WORK REQUIRED ->
Wherever the word "draw" shows up in a line, please copy that line.

Excerpt from a dataset
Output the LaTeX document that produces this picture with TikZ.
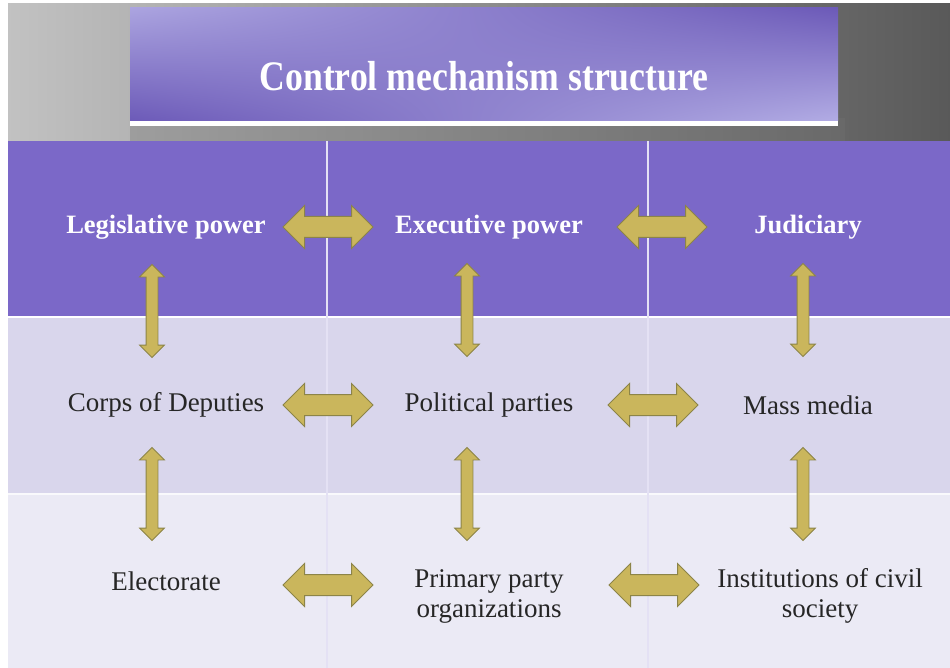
\documentclass[tikz,border=0pt]{standalone}
\usepackage{fontspec}
\usepackage{graphicx}
\setmainfont{Liberation Serif}
\usetikzlibrary{shapes.arrows,shadings}
\definecolor{rowA}{RGB}{123,104,200}
\definecolor{rowB}{RGB}{217,214,236}
\definecolor{rowC}{RGB}{235,234,245}
\definecolor{goldfill}{RGB}{202,182,92}
\definecolor{goldline}{RGB}{140,132,72}
\definecolor{titleDark}{RGB}{108,90,184}
\definecolor{titleLight}{RGB}{178,172,228}
\tikzset{
  hdbl/.style={shape=double arrow, fill=goldfill, draw=goldline, line width=1pt,
    inner xsep=0pt, inner ysep=10pt, double arrow head extend=11pt, minimum height=90pt},
  vdbl/.style={shape=double arrow, rotate=90, fill=goldfill, draw=goldline, line width=0.8pt,
    inner xsep=0pt, inner ysep=5.5pt, double arrow head extend=6.5pt, minimum height=93pt},
  headtxt/.style={text=white, font=\fontsize{26.5}{30}\selectfont\bfseries, align=center},
  bodytxt/.style={text=black!85, font=\fontsize{27}{30}\selectfont, align=center},
}
\begin{document}
\begin{tikzpicture}[x=1pt,y=-1pt]
\useasboundingbox (0,0) rectangle (950,668);
\fill[white] (0,0) rectangle (950,668);
% top grey background
\shade[left color=black!24, right color=black!65] (8,4) rectangle (950,141);
\fill[black!55, opacity=0.35] (130,118) rectangle (845,141);
% rows
\fill[rowA] (8,141) rectangle (950,317);
\fill[rowB] (8,317) rectangle (950,494);
\fill[rowC] (8,494) rectangle (950,668);
\draw[white, line width=2.5pt] (8,317) -- (950,317);
\draw[white!70!rowC, line width=2pt] (8,494) -- (950,494);
\draw[white!80!rowA, line width=1.2pt] (327,141) -- (327,668);
\draw[white!80!rowA, line width=1.2pt] (648,141) -- (648,668);
% title box
\shade[upper left=titleLight!90!titleDark, upper right=titleDark, lower left=titleDark, lower right=titleLight]
  (130,8) rectangle (838,121);
\fill[white] (130,121) rectangle (838,126);
\node[text=white, font=\fontsize{42}{46}\selectfont\bfseries] (title) at (484,76)
  {\scalebox{0.85}[1]{Control mechanism structure}};
% texts
\node[headtxt] (L1) at (166,227) {Legislative power};
\node[headtxt] (E1) at (489,227) {Executive power};
\node[headtxt] (J1) at (808,227) {Judiciary};
\node[bodytxt] (L2) at (166,405) {Corps of Deputies};
\node[bodytxt] (E2) at (489,405) {Political parties};
\node[bodytxt] (J2) at (808,405) {Mass media};
\node[bodytxt] (L3) at (166,581) {Electorate};
\node[bodytxt] (E3) at (489,596) {Primary party\\organizations};
\node[bodytxt] (J3) at (820,596) {Institutions of civil\\society};
% horizontal arrows
\node[hdbl] (h1) at (328,227) {};
\node[hdbl] (h2) at (662,227) {};
\node[hdbl] (h3) at (328,405) {};
\node[hdbl] (h4) at (653,405) {};
\node[hdbl] (h5) at (328,585) {};
\node[hdbl] (h6) at (654,585) {};
% vertical arrows
\node[vdbl] (v1) at (152,311) {};
\node[vdbl] (v2) at (467,310) {};
\node[vdbl] (v3) at (803,310) {};
\node[vdbl] (v4) at (152,494) {};
\node[vdbl] (v5) at (467,494) {};
\node[vdbl] (v6) at (803,494) {};
\end{tikzpicture}
\end{document}
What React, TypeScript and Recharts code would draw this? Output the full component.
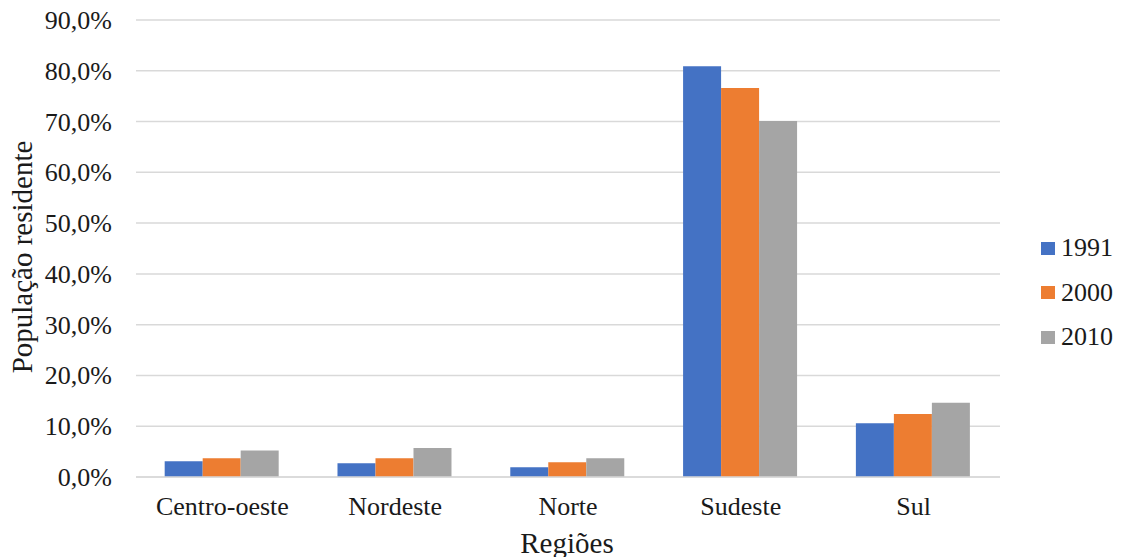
import { BarChart, Bar, XAxis, YAxis, CartesianGrid } from 'recharts';

// Participação de cada região na população residente (%)
const regioes = ['Centro-oeste', 'Nordeste', 'Norte', 'Sudeste', 'Sul'];
const pop1991 = [3.1, 2.7, 1.9, 80.9, 10.6];
const pop2000 = [3.7, 3.7, 2.9, 76.6, 12.4];
const pop2010 = [5.2, 5.7, 3.7, 70.1, 14.6];
const yTicks = [0, 10, 20, 30, 40, 50, 60, 70, 80, 90];

const series = [
    { key: 'a1991', name: '1991', color: '#4472C4' },
    { key: 'a2000', name: '2000', color: '#ED7D31' },
    { key: 'a2010', name: '2010', color: '#A5A5A5' },
];

const data = regioes.map((regiao, i) => ({
    regiao,
    a1991: pop1991[i],
    a2000: pop2000[i],
    a2010: pop2010[i],
}));

const FONT = '"Liberation Serif", "Times New Roman", serif';
const TEXT = '#1a1a1a';

const fmtPct = (v: number) => `${v.toFixed(1).replace('.', ',')}%`;

function XTick({ x, y, payload }: any) {
    return (
        <text x={x} y={y + 38} textAnchor="middle" fontFamily={FONT} fontSize={26} fill={TEXT}>
            {payload.value}
        </text>
    );
}

function YTick({ x, y, payload }: any) {
    return (
        <text x={x} y={y + 9} textAnchor="end" fontFamily={FONT} fontSize={26} fill={TEXT}>
            {fmtPct(payload.value)}
        </text>
    );
}

export default function App() {
    return (
        <div style={{ position: 'absolute', left: 0, top: 0, width: 1122, height: 557, background: '#fff', fontFamily: FONT }}>
            <BarChart
                width={1122}
                height={557}
                data={data}
                margin={{ top: 20, right: 122, left: 0, bottom: 0 }}
                barGap={0}
                barCategoryGap="16.6%"
            >
                <CartesianGrid vertical={false} stroke="#D9D9D9" strokeWidth={1.5} />
                <XAxis
                    dataKey="regiao"
                    height={80}
                    axisLine={{ stroke: '#D9D9D9', strokeWidth: 1.5 }}
                    tickLine={false}
                    tickSize={0}
                    tickMargin={0}
                    tick={<XTick />}
                    interval={0}
                />
                <YAxis
                    width={136}
                    domain={[0, 90]}
                    ticks={yTicks}
                    axisLine={false}
                    tickLine={false}
                    tickSize={0}
                    tickMargin={24}
                    tick={<YTick />}
                />
                {series.map((s) => (
                    <Bar key={s.key} dataKey={s.key} name={s.name} fill={s.color} isAnimationActive={false} />
                ))}
            </BarChart>
            <div style={{ position: 'absolute', left: 1041, top: 226, fontSize: 26, color: TEXT }}>
                {series.map((s) => (
                    <div key={s.key} style={{ display: 'flex', alignItems: 'center', height: 44.5 }}>
                        <span style={{ width: 14, height: 13, background: s.color, marginRight: 6 }} />
                        <span>{s.name}</span>
                    </div>
                ))}
            </div>
            <div
                style={{
                    position: 'absolute',
                    left: 567,
                    top: 543,
                    transform: 'translate(-50%, -50%)',
                    fontSize: 29,
                    color: TEXT,
                    whiteSpace: 'nowrap',
                }}
            >
                Regiões
            </div>
            <div
                style={{
                    position: 'absolute',
                    left: 22,
                    top: 257,
                    transform: 'translate(-50%, -50%) rotate(-90deg)',
                    fontSize: 29,
                    color: TEXT,
                    whiteSpace: 'nowrap',
                }}
            >
                População residente
            </div>
        </div>
    );
}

COMPLETE RESPONSE ->
  hdbl/.style={shape=double arrow, fill=goldfill, draw=goldline, line width=1pt,
  vdbl/.style={shape=double arrow, rotate=90, fill=goldfill, draw=goldline, line width=0.8pt,
\draw[white, line width=2.5pt] (8,317) -- (950,317);
\draw[white!70!rowC, line width=2pt] (8,494) -- (950,494);
\draw[white!80!rowA, line width=1.2pt] (327,141) -- (327,668);
\draw[white!80!rowA, line width=1.2pt] (648,141) -- (648,668);
What React, TypeScript and Recharts code would draw this? Output the full component.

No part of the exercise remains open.